The phrase in the headline is a quote a colleague uses to point out that many important issue need to be addressed in a manufacturing environment but don’t get attention because urgent issues take all the oxygen out of the room. We think about this when we see the problems our client’s employees choose to tackle in our training sessions. As we’ve noted in previous blogs, an important part of our training sessions is that each participant comes to the session with a real problem they are facing on the job. This allows them to practice the process they are learning on an actual problem in the plant. They often resolve the problem or make considerable progress on resolution before the session ends.

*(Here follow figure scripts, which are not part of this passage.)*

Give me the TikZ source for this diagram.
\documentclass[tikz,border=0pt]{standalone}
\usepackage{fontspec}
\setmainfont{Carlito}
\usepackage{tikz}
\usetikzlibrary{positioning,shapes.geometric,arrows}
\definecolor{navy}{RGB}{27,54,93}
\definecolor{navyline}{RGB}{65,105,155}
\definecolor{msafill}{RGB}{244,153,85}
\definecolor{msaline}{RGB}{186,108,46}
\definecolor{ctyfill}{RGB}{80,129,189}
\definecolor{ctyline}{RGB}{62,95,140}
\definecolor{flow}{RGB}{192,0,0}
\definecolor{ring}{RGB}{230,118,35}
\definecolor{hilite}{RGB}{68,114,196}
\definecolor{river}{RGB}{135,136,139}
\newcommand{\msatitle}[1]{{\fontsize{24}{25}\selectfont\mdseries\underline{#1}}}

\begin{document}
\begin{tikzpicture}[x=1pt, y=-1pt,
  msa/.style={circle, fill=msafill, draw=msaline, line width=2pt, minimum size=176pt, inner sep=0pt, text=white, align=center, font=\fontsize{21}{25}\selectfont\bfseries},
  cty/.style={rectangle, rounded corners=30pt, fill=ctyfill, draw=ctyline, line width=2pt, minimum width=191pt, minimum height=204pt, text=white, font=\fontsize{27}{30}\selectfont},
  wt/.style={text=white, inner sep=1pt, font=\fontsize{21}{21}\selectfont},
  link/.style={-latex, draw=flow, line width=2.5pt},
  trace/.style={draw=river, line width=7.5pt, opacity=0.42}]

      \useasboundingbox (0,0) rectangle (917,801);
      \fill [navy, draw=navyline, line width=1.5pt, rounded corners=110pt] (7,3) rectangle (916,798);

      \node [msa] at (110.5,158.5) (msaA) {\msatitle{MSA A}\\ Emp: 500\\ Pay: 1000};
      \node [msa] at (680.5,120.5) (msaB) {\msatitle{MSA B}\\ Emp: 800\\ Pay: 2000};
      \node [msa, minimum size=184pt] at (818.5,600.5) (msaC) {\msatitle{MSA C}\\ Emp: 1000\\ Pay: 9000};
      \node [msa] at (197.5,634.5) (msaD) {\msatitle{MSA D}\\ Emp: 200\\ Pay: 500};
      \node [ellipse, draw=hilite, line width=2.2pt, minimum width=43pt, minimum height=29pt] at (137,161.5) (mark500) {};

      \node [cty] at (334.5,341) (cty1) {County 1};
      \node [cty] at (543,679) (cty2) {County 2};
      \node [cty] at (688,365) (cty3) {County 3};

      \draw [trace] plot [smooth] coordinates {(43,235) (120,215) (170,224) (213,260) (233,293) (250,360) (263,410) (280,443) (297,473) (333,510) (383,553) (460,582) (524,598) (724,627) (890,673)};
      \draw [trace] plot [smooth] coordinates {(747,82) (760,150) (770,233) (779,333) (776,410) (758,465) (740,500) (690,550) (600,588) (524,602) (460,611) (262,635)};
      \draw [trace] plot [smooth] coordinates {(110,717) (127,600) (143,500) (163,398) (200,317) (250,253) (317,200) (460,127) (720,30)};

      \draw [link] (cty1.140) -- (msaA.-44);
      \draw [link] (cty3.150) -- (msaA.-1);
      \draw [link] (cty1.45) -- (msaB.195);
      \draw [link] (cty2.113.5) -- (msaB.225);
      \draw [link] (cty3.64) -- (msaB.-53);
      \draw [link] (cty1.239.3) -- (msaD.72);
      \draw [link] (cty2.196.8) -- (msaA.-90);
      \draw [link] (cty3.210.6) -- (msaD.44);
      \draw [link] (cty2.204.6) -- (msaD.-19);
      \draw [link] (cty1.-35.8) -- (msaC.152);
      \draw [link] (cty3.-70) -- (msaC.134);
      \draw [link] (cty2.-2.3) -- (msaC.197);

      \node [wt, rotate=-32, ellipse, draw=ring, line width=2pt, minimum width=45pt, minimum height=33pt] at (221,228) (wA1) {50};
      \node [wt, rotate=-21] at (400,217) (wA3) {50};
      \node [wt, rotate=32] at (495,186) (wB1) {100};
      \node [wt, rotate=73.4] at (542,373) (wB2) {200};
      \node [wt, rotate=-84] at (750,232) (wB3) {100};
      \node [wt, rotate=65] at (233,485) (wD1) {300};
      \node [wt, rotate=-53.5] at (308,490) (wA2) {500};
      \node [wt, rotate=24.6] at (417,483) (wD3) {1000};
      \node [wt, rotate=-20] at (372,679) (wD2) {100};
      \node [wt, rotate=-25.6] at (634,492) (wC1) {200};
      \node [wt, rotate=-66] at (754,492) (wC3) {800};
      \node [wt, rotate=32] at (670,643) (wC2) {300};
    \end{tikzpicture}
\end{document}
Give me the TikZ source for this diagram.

Sometimes a participant brings something that is not really a problem at all, but it is a decision that needs to be made. Often, this is posed as “I have a problem. I have a decision to make.” These are two different things. A problem is a deviation from what is expected to occur and a decision is a choice from a number of alternatives to best meet specific objectives. We apply very different approaches to solving a problem from making a decision.
We see all types of problems, from what may seem to be trivial to the recurring problem that shuts down production on a regular basis. Obviously the latter is a major concern and gets a lot of attention from management because it is causing real headaches in terms of product quality and meeting productivity goals. Often these problems have been lingering and many attempts to solve them have resulted in fixes to alleviate the symptoms that wind up masking the true cause of the problem. We spend a great deal of time with the training session participants trying to peel back these layers of fixes to identify what is really causing the problem.
The seeming trivial problem may actually be bigger than originally thought. We are reminded of a session participant who was puzzled about why his machine seemed to cut a piece to random lengths. He didn’t worry about it because the piece was ground to the exact length needed for the product in the next step of the production process. This was a greenfield site and in the session he identified that a stop on the cutting machine had never been tightened at the correct length. No big deal, right? Well not exactly. The plant had six of these machines and none of the stops had been set correctly. They calculated that it cost about $600,000 a year in scrap costs and additional time in the production process. So something that seemed trivial was actually a real problem with real cost implications.
So in your everyday work, how do you decide which problems to tackle first? Clearly, there are the urgent problems that need to be addressed, such as those causing a line shut down or that are causing considerable quality problems. They need to be handled right now, keeping a focus on the root cause, not just fixing the symptoms.
But what about the lingering problems? Sometimes companies fail to capture the true costs of these problems because they flare up and band-aide fixes are applied and no one thinks about it until the problem reoccurs weeks or months later. Or they could be like our machine operator mentions above who simply asked the question “Why?”. By the time someone decides to dig a little deeper (sometimes in our training session) the company has suffered considerable cost in lost product, additional cost and possibly dissatisfied customers in what amounts to a slow bleed.
So, yes, you have to move quickly on the urgent problems but don’t forget to take on those important problems that gain little attention because no one is measuring the cumulative cost.